The book covers the history necessary to understand the Vulcan conundrum in its entirety. We learn of Sir Issac Newton, and how his mathematical formulae were able to consistently predict the positions of celestial bodies in motion, explaining the relationships between the planets. Newtonian mechanics covered, we jump ahead to issues with Saturn that plagued astronomers. It didn’t conform well enough to the math. If the math was inaccurate, what was missing?

In order to maintain the sanctity of math in the post-Newton world, a French mathematician, Le Verrier, set out to explain the error by introducing a new planet to the solar system before it had been observed. One that, crucially, conformed to the existing mathematical explanation of the universe. When proof of said planet was found (Neptune), Le Verrier was elevated and glorified, and the existing worldview remained intact.

But Saturn’s oddities were not the only problem in the Solar System. Mercury had a sort of wobble that perplexed scientists for centuries following the development of Newtonian mechanics. Le Verrier, now proven in the realm of discovering unseen planets using the power of mathematics, haughtily pronounced the existence of an intra-Mercurial planet. Thanks to the math, this planet had an approximate size and mass, and a predictable position in the night sky. What to do next? Name it!

Thus, the planet Vulcan was born.

“As Vulcan’s troublesome history reveals, no one gives up on a powerful, or a beautiful, or perhaps simply a familiar and useful conception of the world without utter compulsion—and a real alternative.”

But nobody found it. What’s more, it should have been much easier to spot, being between Mercury and the Sun. Think about it: a nice, big light behind it to illuminate it in the day, and a collection of recognizable landmarks (space-marks?) to guide the eye at night.

The hunt went on for years. Le Verrier, enraged, worked tirelessly to prove Vulcan’s existence. He practically tortured his staff, his inflated ego blasting any and all in its path as it was punctured. After a final failed attempt to find Vulcan, in which several astronomers were shamed (for reporting false sightings,) the lid seemed to be closed on Vulcan. Despite the fact that it had never been seen, it still hovered in the periphery of popular science, until a better explanation for Mercury’s behavior would rear its head.

Along came Albert Einstein (of personal interest to me and my family. Ask about it later, if you must), with the audacity to blow the lid off of science completely in a series of four papers which completely changed the world. Newtonian mechanics weren’t wrong. In fact, they’re still used today to get a “ballpark” for beginning physics students. Einstein simply proved that they weren’t right enough. Einstein’s tremendous triumph not only rocked the world, it destroyed Vulcan entirely. Here was math that perfectly explained the behavior of the planet, without the need for a ghost planet.

“The result emerged at the end of a chain of mathematical reasoning, the inevitable outcome of subjecting matter to number.
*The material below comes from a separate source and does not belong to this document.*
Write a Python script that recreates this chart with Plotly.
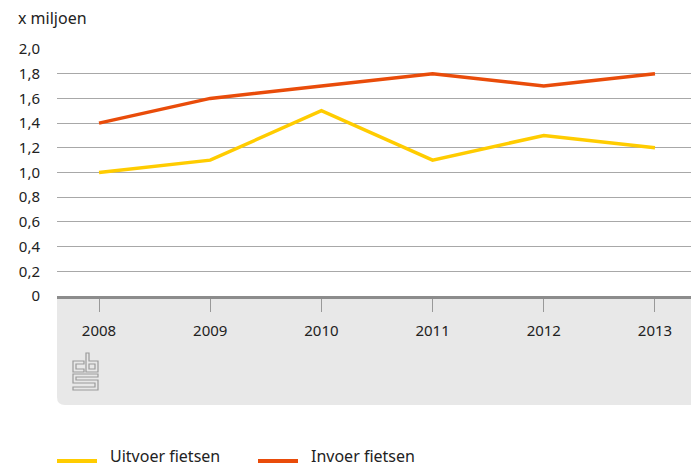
import plotly.graph_objects as go

years = ["2008", "2009", "2010", "2011", "2012", "2013"]
uitvoer = [1.0, 1.1, 1.5, 1.1, 1.3, 1.2]
invoer = [1.4, 1.6, 1.7, 1.8, 1.7, 1.8]
series_names = ["Uitvoer fietsen", "Invoer fietsen"]
series_colors = ["#FFCC00", "#E94C0A"]
y_ticks = [0, 0.2, 0.4, 0.6, 0.8, 1.0, 1.2, 1.4, 1.6, 1.8, 2.0]
y_tick_labels = ["0", "0,2", "0,4", "0,6", "0,8", "1,0", "1,2", "1,4", "1,6", "1,8", "2,0"]

W, H = 691, 467
L, R, T, B = 57, 691, 49, 296
FONT = "Noto Sans"

def px(x):
    return (x - L) / (R - L)

def py(y):
    return (B - y) / (B - T)

fig = go.Figure()
for vals, name, col in zip([uitvoer, invoer], series_names, series_colors):
    fig.add_trace(go.Scatter(x=years, y=vals, mode="lines", name=name,
                             line=dict(color=col, width=3.5), showlegend=False))

shapes = []
# gray band under axis with rounded bottom-left corner
r = 8
band = (f"M {px(L)},{py(B)} L {px(R)},{py(B)} L {px(R)},{py(405)} "
        f"L {px(L + r)},{py(405)} Q {px(L)},{py(405)} {px(L)},{py(405 - r)} Z")
shapes.append(dict(type="path", xref="paper", yref="paper", path=band,
                   fillcolor="#E8E8E8", line=dict(width=0), layer="below"))

def poly(pts, close=True):
    s = "M " + " L ".join(f"{px(a)},{py(b)}" for a, b in pts)
    return s + (" Z" if close else "")

logo_paths = [
    poly([(84, 361), (73, 361), (73, 372), (84, 372), (84, 369), (76, 369), (76, 364), (84, 364)]),
    poly([(86, 353), (89, 353), (89, 361), (98, 361), (98, 372), (86, 372)]),
    poly([(89, 364), (95, 364), (95, 369), (89, 369)]),
    poly([(98, 374), (73, 374), (73, 383), (95, 383), (95, 387), (73, 387), (73, 390),
          (98, 390), (98, 380), (76, 380), (76, 377), (98, 377)]),
]
for p in logo_paths:
    shapes.append(dict(type="path", xref="paper", yref="paper", path=p,
                       line=dict(color="#9A9A9A", width=1.2), fillcolor="rgba(0,0,0,0)"))

annotations = [dict(text="x miljoen", xref="paper", yref="paper", x=px(16), y=py(18),
                    xanchor="left", yanchor="middle", showarrow=False,
                    font=dict(size=16, color="#222222"))]

# legend (drawn manually to match the reference swatch length)
legend_x = [57, 258]
legend_y = 461
for lx, name, col in zip(legend_x, series_names, series_colors):
    shapes.append(dict(type="line", xref="paper", yref="paper",
                       x0=px(lx), x1=px(lx + 40), y0=py(legend_y), y1=py(legend_y),
                       line=dict(color=col, width=4)))
    annotations.append(dict(text=name, xref="paper", yref="paper", x=px(lx + 52), y=py(456),
                            xanchor="left", yanchor="middle", showarrow=False, borderpad=0,
                            font=dict(size=16, color="#222222")))

fig.update_layout(
    width=W, height=H,
    margin=dict(l=L, r=W - R, t=T, b=H - B, pad=0),
    plot_bgcolor="white", paper_bgcolor="white",
    font=dict(family=FONT, size=15, color="#222222"),
    showlegend=False,
    shapes=shapes,
    annotations=annotations,
)
fig.update_xaxes(range=[-0.378, 5.324], showgrid=False, showline=True, linecolor="#8C8C8C",
                 linewidth=3, ticks="outside", ticklen=13, tickcolor="#999999", tickwidth=1,
                 ticklabelstandoff=6, zeroline=False, fixedrange=True)
fig.update_yaxes(range=[0, 2], tickvals=y_ticks, ticktext=y_tick_labels, showgrid=True,
                 gridcolor="#A8A8A8", gridwidth=1, zeroline=False, showline=False,
                 ticks="", ticklabelstandoff=16, fixedrange=True)

fig.write_html("out.html", config={"displayModeBar": False},
               post_script="document.body.style.margin='0';document.body.style.overflow='hidden';")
Einstein, usually a fairly phlegmatic man, felt this one to the bone. When he completed the calculation of the orbit of Mercury and saw exactly the right number fall out of the long chain of pure reasoning, he told friends that seeing Mercuries motion fall out of his equations hit him with a physical shock.”

The Hunt for Vulcan is a wonderful book. It reads like a novel, full of tension, laughs, and drama, with a cast of characters that seem almost unreal. At the core of it all rests the beauty that it is real, and by the heroic efforts of those researchers, even when they were wrong, we know more about our magnificent universe. Levenson captures the thrill of the chase, the thirst for knowledge, and the unstoppable force that is scientific truth, in a way that is relatable and eminently enjoyable.

“Science is unique among human ways of knowing because it is self-correcting. Every claim is provisional, which is to say each is incomplete in some small or, occasionally, truly consequential way. But in the midst of the fray, it is impossible to be sure what any gap between knowledge and nature might mean.”